How will his government achieve this percolation, trickling in the previous government’s parlance, is what he chose not to elaborate upon. Neither did he touch base with the fact that poverty does not exist in vacuum. There is an economic rationale that benefits more from sustenance of poverty than its eradication. Ironically, that economic rationale lives in the interconnected structures that produce, shape and define the public institutions without which there can be no rule of law. It may sound strange at first, but then the criminal justice system is the isle on which the whole system revolves.

Take the status of thousands of social welfare schemes launched by the states and central governments to alleviate property? Why poverty remains so high despite them? Huge leakages from them in various forms of corruption come readily to mind. Why does corruption continue despite being illegal? Why do the poor not fight against it despite knowing that it is their money and resources that is getting stolen? 

The answer is simple again. They do not because they know that the criminal justice system is not only corrupt itself but is also skewed heavily in favour of the vested interests. The police, the first point of contact between the aggrieved citizenry and the state, scare them and it does that intentionally. Even if they dare to take that risk, the prosecution- as underfunded, inefficient, incompetent and overburdened as the police- fails them yet again. At the end of the chain comes the dreaded legal system masquerading as courts of law. Something as simple as a case of local level fudging of funds earmarked for the poor can drag for decades with the usurpers having the best of the lawyers and the victims nothing.

The poor, understandably, neither have time nor means for fighting these battles of redress; the battles that come with real threat of physical violence. They know that the police, again, will be bought over by the usurpers and add, in the process, one more battle to take care of.
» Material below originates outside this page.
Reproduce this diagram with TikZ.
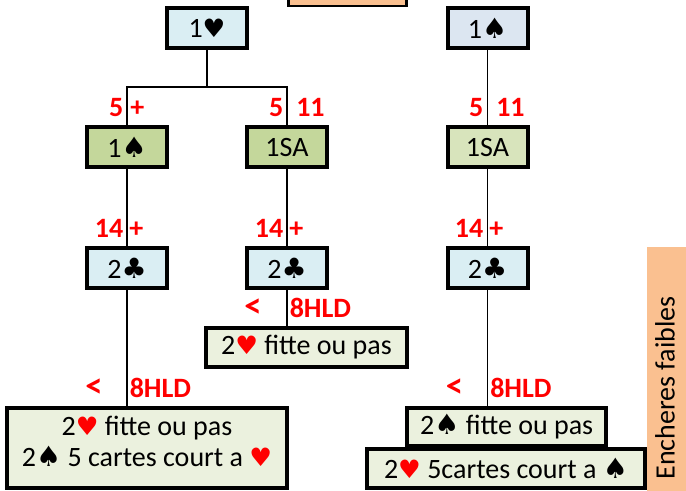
\documentclass[tikz,border=0pt]{standalone}
\usepackage{fontspec}
\setmainfont{Carlito}
\newfontfamily\suitfont{DejaVu Sans}
\usepackage{xcolor}
\definecolor{BleuCiel}{RGB}{218,238,243}
\definecolor{BleuGris}{RGB}{220,230,241}
\definecolor{VertOlive}{RGB}{196,215,155}
\definecolor{VertPale}{RGB}{216,228,188}
\definecolor{VertCreme}{RGB}{235,241,222}
\definecolor{Saumon}{RGB}{250,192,144}

% couleurs des enseignes
\newcommand{\coeur}{{\suitfont\fontsize{19}{19}\selectfont ♥}}
\newcommand{\pique}{{\suitfont\fontsize{21}{21}\selectfont ♠}}
\newcommand{\trefle}{{\suitfont\fontsize{21}{21}\selectfont ♣}}
\newcommand{\coeurR}{\textcolor{red}{\coeur}}
\newcommand{\moins}{{\fontsize{26}{26}\selectfont <}}

\tikzset{
	carte/.style={draw=black, line width=3pt, inner sep=0pt, align=center, font=\fontsize{21}{23.5}\selectfont},
	petite/.style={carte, minimum width=60pt, minimum height=30pt},
	cond/.style={text=red, inner sep=0pt, font=\bfseries\fontsize{21}{21}\selectfont},
	lien/.style={line width=1.1pt}
}

\begin{document}
\begin{tikzpicture}[x=0.75pt,y=0.75pt,yscale=-1,xscale=1]
		\path[use as bounding box] (0,0) rectangle (686,491);

		% Bandeaux orange (haut et droite)
		\filldraw[fill=Saumon, draw=black, line width=2pt] (288.5,-10) rectangle (406.5,6);
		\fill[Saumon] (647,247) rectangle (690,495);
		\node[rotate=90, inner sep=0pt, font=\fontsize{21}{21}\selectfont] (enchere) at (665,388) {Encheres faibles};

		% Ouvertures
		\node[petite, fill=BleuCiel] (h1) at (207,28) {1\coeur};
		\node[petite, fill=BleuGris] (s1) at (487.5,28) {1\pique};

		% Reponses
		\node[petite, fill=VertOlive] (sp1) at (127,147.5) {1\pique};
		\node[petite, fill=VertOlive] (nt1) at (287,147.5) {1SA};
		\node[petite, fill=VertPale] (nt2) at (487.5,147.5) {1SA};

		% Redemandes 2 trefle
		\node[petite, fill=BleuCiel] (tr1) at (127,268.3) {2\trefle};
		\node[petite, fill=BleuCiel] (tr2) at (287,268.3) {2\trefle};
		\node[petite, fill=BleuCiel] (tr3) at (487.5,268.3) {2\trefle};

		% Reponses faibles
		\node[carte, fill=VertCreme, minimum width=150.75pt, minimum height=29.25pt] (r2) at (306.5,347.5) {2\coeurR{} fitte ou pas};
		\node[carte, fill=VertCreme, minimum width=210pt, minimum height=60pt, text depth=10pt] (r1) at (147,448) {2\coeurR{} fitte ou pas\\ 2\pique{} 5 cartes court a \coeurR};
		\node[carte, fill=VertCreme, minimum width=149pt, minimum height=28.5pt] (r3a) at (506.7,427) {2\pique{} fitte ou pas};
		\node[carte, fill=VertCreme, minimum width=208.5pt, minimum height=29.25pt] (r3b) at (506,468.5) {2\coeurR{} 5cartes court a \pique};

		% Liens
		\coordinate (fourche) at (207,87);
		\draw[lien] (h1.south) -- (fourche) -| (sp1.north);
		\draw[lien] (fourche) -| (nt1.north);
		\draw[lien] (s1.south) -- (nt2.north);
		\draw[lien] (sp1.south) -- (tr1.north);
		\draw[lien] (nt1.south) -- (tr2.north);
		\draw[lien] (nt2.south) -- (tr3.north);
		\draw[lien] (tr1.south) -- (r1.north -| tr1.south);
		\draw[lien] (tr2.south) -- (r2.north -| tr2.south);
		\draw[lien] (tr3.south) -- (r3a.north -| tr3.south);

		% Conditions en rouge
		\node[cond, anchor=base east] (pt1g) at (123.5,117) {5};
		\node[cond, anchor=base west] (pt1d) at (130,117) {+};
		\node[cond, anchor=base east] (pt2g) at (283.5,117) {5};
		\node[cond, anchor=base west] (pt2d) at (296,117) {11};
		\node[cond, anchor=base east] (pt3g) at (483.5,117) {5};
		\node[cond, anchor=base west] (pt3d) at (496,117) {11};

		\node[cond, anchor=base east] (fo1g) at (123.5,238) {14};
		\node[cond, anchor=base west] (fo1d) at (129,238) {+};
		\node[cond, anchor=base east] (fo2g) at (283.5,238) {14};
		\node[cond, anchor=base west] (fo2d) at (289,238) {+};
		\node[cond, anchor=base east] (fo3g) at (483.5,238) {14};
		\node[cond, anchor=base west] (fo3d) at (489,238) {+};

		\node[cond, anchor=base east] (hl2g) at (262,318) {\moins};
		\node[cond, anchor=base west] (hl2d) at (289.5,318) {8HLD};
		\node[cond, anchor=base east] (hl1g) at (103,398) {\moins};
		\node[cond, anchor=base west] (hl1d) at (129.5,398) {8HLD};
		\node[cond, anchor=base east] (hl3g) at (463.5,398) {\moins};
		\node[cond, anchor=base west] (hl3d) at (490,398) {8HLD};
	\end{tikzpicture}
\end{document}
This is this rottenness in the criminal justice system, Mr. President, that has rendered any attempts of even alleviating poverty, forget eliminating it, largely meaningless. Your government must address the issue of putting an effective, efficient and accessible system of grievance redressal in place. The money and resources earmarked for the poor will keep getting siphoned off till it does.
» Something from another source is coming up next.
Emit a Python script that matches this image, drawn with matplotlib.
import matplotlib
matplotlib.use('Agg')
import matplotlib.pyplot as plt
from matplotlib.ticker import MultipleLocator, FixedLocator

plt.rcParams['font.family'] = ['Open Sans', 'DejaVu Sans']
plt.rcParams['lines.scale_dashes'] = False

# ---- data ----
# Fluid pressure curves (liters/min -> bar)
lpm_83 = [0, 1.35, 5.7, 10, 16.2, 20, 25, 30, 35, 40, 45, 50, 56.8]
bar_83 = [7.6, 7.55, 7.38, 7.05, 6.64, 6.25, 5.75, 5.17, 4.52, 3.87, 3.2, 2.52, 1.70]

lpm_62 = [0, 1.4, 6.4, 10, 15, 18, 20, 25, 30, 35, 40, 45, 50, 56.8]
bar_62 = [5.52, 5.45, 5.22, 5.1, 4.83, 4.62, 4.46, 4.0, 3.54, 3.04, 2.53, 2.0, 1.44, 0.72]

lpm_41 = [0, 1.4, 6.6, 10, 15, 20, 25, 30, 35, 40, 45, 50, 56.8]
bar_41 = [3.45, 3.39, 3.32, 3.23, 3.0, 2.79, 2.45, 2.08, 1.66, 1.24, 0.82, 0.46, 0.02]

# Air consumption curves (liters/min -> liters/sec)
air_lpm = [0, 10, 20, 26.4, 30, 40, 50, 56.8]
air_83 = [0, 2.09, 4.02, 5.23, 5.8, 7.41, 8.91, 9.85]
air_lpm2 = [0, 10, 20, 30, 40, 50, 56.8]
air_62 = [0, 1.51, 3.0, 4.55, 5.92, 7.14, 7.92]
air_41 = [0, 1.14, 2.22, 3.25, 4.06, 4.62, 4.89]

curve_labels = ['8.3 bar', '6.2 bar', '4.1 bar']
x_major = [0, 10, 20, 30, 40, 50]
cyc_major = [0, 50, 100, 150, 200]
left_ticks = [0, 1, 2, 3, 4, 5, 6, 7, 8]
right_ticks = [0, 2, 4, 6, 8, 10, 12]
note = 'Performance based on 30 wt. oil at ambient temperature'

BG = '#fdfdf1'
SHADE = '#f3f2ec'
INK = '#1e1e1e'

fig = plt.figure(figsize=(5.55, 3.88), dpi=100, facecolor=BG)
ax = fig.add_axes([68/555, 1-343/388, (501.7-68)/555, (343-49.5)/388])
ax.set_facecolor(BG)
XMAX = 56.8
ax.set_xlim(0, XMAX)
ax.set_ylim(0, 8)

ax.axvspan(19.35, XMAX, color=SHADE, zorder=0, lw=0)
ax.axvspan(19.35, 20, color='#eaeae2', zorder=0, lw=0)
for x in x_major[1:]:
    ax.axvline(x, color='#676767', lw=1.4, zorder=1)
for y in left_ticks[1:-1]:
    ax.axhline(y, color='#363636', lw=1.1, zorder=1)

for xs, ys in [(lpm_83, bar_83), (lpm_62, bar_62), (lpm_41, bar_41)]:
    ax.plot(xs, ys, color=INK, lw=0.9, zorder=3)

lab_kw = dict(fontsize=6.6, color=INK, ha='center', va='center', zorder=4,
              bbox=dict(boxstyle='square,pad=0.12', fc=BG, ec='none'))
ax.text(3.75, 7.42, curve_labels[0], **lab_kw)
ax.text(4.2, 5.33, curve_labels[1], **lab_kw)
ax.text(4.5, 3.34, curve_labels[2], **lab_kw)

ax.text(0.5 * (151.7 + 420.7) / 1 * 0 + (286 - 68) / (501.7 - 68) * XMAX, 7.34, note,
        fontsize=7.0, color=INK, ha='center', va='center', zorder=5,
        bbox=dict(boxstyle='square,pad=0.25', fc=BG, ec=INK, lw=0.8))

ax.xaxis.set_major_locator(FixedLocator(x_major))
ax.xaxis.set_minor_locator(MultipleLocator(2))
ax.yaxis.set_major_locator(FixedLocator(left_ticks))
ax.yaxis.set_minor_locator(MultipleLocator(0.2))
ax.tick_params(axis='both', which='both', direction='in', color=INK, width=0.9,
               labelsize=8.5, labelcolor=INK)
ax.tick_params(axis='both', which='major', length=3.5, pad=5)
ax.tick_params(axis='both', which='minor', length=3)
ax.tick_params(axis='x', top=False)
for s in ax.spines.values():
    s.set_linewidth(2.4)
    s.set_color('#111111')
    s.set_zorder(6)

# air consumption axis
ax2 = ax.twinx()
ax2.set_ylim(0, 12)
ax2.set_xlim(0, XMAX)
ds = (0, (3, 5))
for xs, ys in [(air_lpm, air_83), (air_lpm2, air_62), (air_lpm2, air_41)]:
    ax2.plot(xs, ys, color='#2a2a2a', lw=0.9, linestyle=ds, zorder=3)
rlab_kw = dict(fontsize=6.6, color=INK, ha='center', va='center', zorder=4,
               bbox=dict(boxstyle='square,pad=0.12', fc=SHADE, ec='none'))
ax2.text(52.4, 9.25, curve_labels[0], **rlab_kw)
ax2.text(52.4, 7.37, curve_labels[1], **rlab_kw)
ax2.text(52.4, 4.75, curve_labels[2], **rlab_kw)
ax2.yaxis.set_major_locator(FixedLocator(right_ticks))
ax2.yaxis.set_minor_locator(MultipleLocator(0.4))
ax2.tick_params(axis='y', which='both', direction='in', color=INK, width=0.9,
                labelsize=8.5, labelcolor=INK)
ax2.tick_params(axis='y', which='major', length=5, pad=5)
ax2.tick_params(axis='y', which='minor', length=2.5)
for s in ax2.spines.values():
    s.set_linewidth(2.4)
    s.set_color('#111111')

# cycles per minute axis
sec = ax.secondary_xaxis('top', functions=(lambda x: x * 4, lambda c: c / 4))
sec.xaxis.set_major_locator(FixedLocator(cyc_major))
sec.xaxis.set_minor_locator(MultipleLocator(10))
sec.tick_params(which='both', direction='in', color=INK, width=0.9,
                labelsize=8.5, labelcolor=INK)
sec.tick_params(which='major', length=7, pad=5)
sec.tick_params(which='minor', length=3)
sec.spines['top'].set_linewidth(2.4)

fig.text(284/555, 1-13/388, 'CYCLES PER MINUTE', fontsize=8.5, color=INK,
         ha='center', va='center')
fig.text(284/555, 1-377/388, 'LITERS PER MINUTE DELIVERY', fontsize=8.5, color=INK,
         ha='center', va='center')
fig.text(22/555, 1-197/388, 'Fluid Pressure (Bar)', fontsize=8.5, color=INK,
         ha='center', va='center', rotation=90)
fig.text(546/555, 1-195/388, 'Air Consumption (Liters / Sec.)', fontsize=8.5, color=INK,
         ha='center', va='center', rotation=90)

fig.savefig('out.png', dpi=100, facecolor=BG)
Poverty, too, will remain staggeringly high despite all attempts of binging poverty line down. You must be aware that as of now, the Planning Commission’s official statistics considers those earning more than Rs 32 in villages and Rs 47 in cities not poor. Even subsistence wages under Mahatma Gandhi Rural Employment Guarantee being much higher than that must tell how ridiculous that claim is. So will remain the claims of eliminating poverty with your address to the nation not mentioning criminal justice system even in the passing.